Some gardens merely skate on the surface of the mind; others sink a little deeper. Woolbeding Gardens near Midhurst in West Sussex stayed with me long after I’d left. This gem of a garden is hidden away along the narrow lanes of the Sussex countryside. It’s the creation of the late Simon Sainsbury and his partner Stewart Grimshaw.
Early in the 1970s, the pair took on the lease of Woolbeding House, an 18th century property owned by The National Trust. They gutted and remodelled it, creating the Grade I listed house in which Stewart lives today. Their development of the garden has been just as successful. But what is it that makes it so memorable?
Perhaps part of the appeal lies in the subtle blending of the old and the new. While the design and planting are contemporary, they are completely at one with the estate’s 18th century landscape. When we visit this garden, we know (almost instinctively) that it has considerable history. The magnificent stature of the old trees at Woolbeding registers in our subconscious. Contemporary design that didn’t take this into account just wouldn’t work so well.

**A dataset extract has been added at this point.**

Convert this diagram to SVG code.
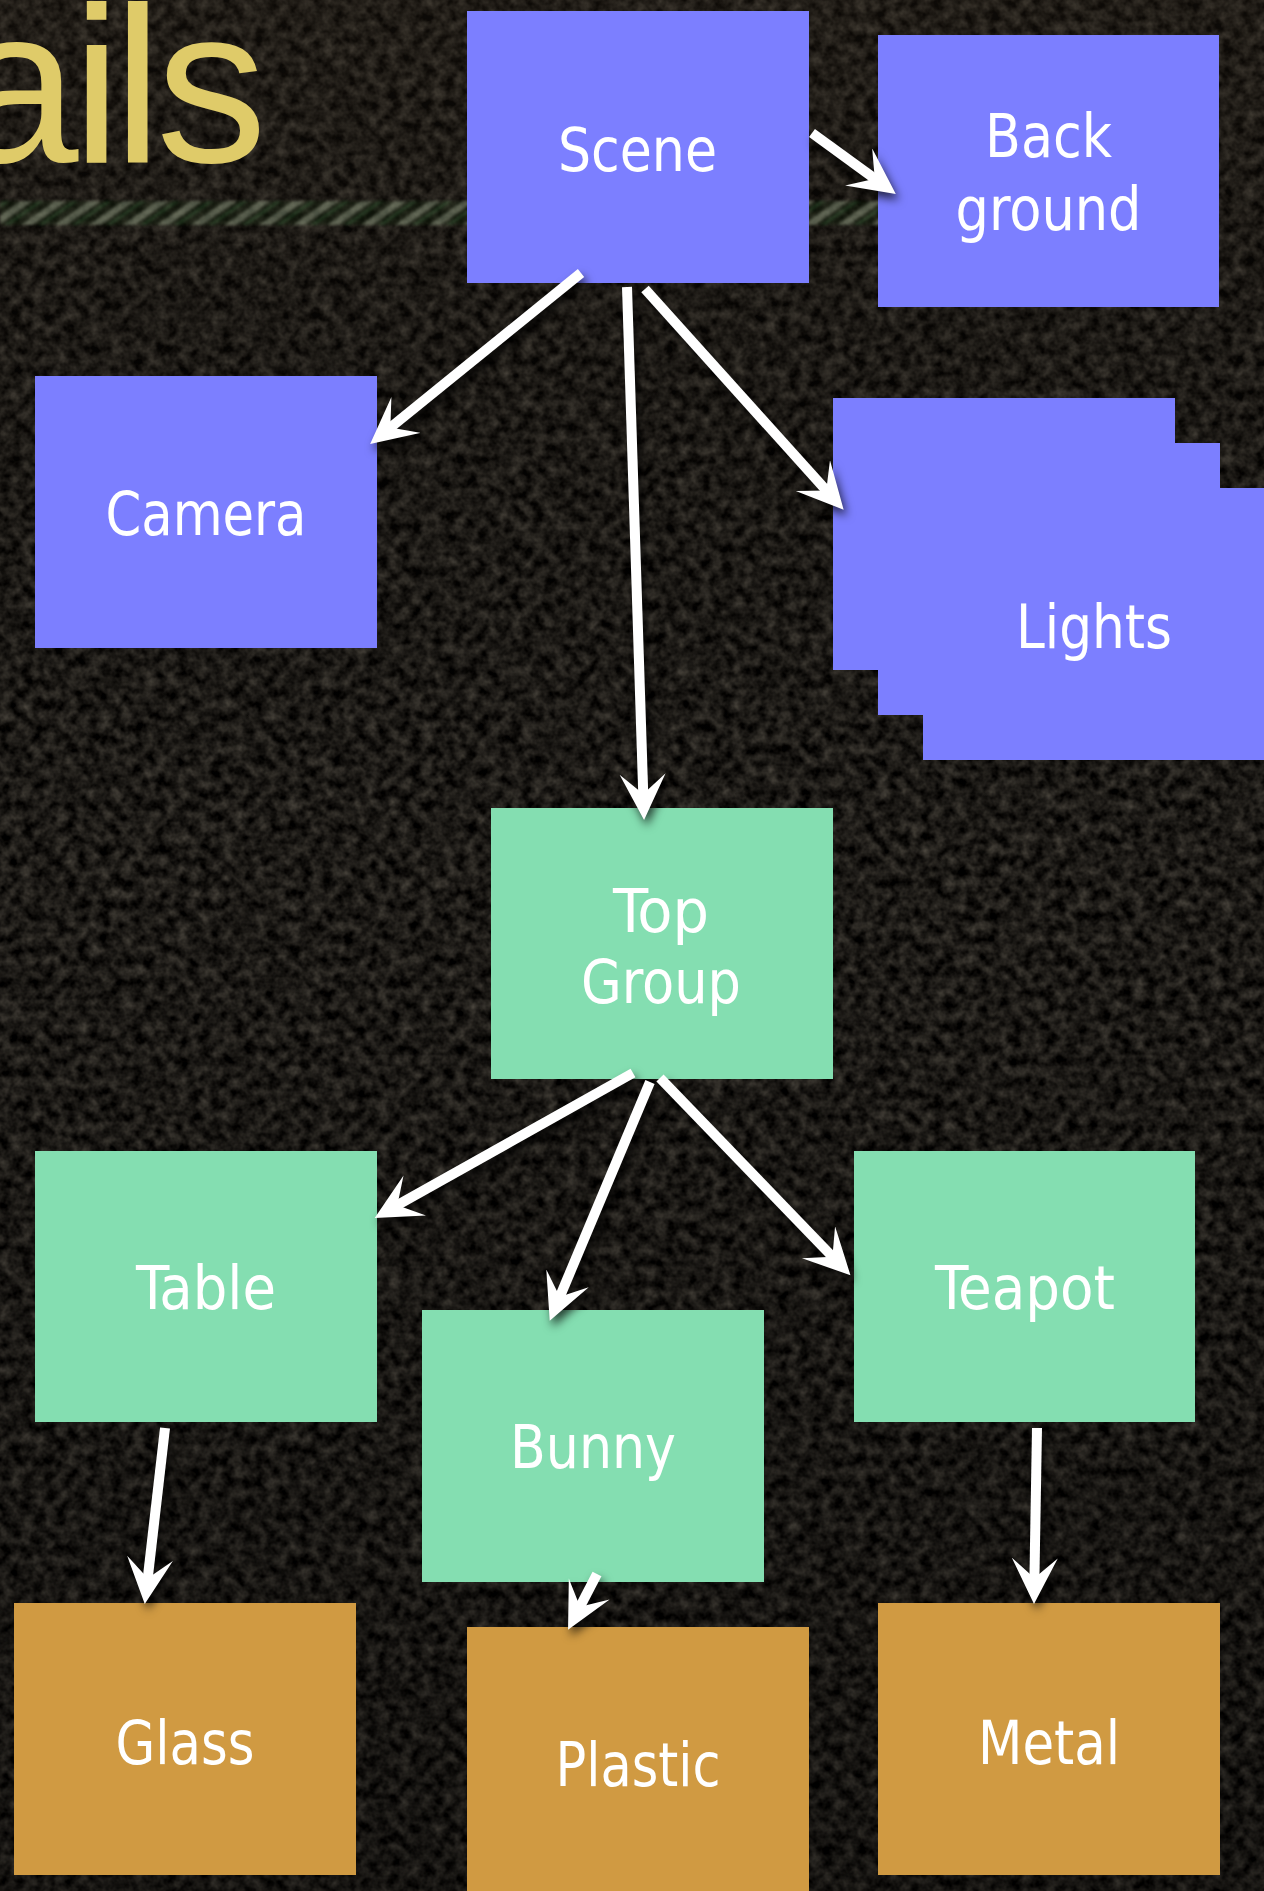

Simon and Stewart have celebrated the significance of the trees in the landscape with two beautiful commemorative projects. A folly (designed by Phillip Jebb) sits on the site of an ancient and enormous Tulip Tree (Liriodendron tulipifera) that fell in the 1987 hurricane. More recently, a contrasting, yet equally dramatic wine glass-shaped steel water sculpture (designed by William Pye) was introduced in commemoration of a large cedar of Lebanon (Cedrus libani).
Early in the garden’s re-development, a series of rooms was created with the help of the American landscape designer, Lanning Roper. Set within timeless yew hedges, each room has a character of its own. From the peaceful Well Garden, planted with gentle creams and greens, to the zingy colours of the south facing Hot Borders, the planting is a delight. But, as any plantaholic will notice, Woolbeding isn’t just about visual affect: the planting is both innovative and informed. Take your time to savour the exquisite West Borders and look out for Anenome ‘Wild Swan’, Plant of the Year at Chelsea 2011.
Beyond the ha-ha and the grazing Herdwick sheep we find the Long Walk: a more recent addition to the landscape. Much of the joy of this part of the garden relies on discovery and gentle surprises. To describe it to you in detail would spoil the adventure, but I will tell you that both the historical references (created with the help of landscape designers Isabel and Julian Bannerman) and the quirky elements of fun, work well in this watery woodland setting.
Sometimes the creation of a ‘fantasy’ can disrupt the flow of a garden. It can be one project too far. At Woolbeding it merely counterbalances a fantasy that nature has created for herself elsewhere in the garden: it completes rather than distorts the feeling of the estate. If we walk down the hill to the River Rother we find two enormous Oriental planes (Platanus x orientalis), one of which has layered itself along the ground creating a truly fantastic natural feature. Here, Stewart has planted bulbs and campanula. It must be a magical place to explore in spring.
There is so much to enjoy in this garden and so much that I haven’t space to describe. However, Simon was keen that it should be shared. Very generously, he left a legacy so that it could be opened to the public. I could have told you about the potager with its 1200 lettuces; the lattice-cordoned apples on the back wall of the herb garden; the Mediterranean gravel garden; the greenhouse displaying Simon’s favourite orchids or the recently developed ‘Mary’s Garden’. Instead, you will have to take up this generous gesture and go and see for yourselves.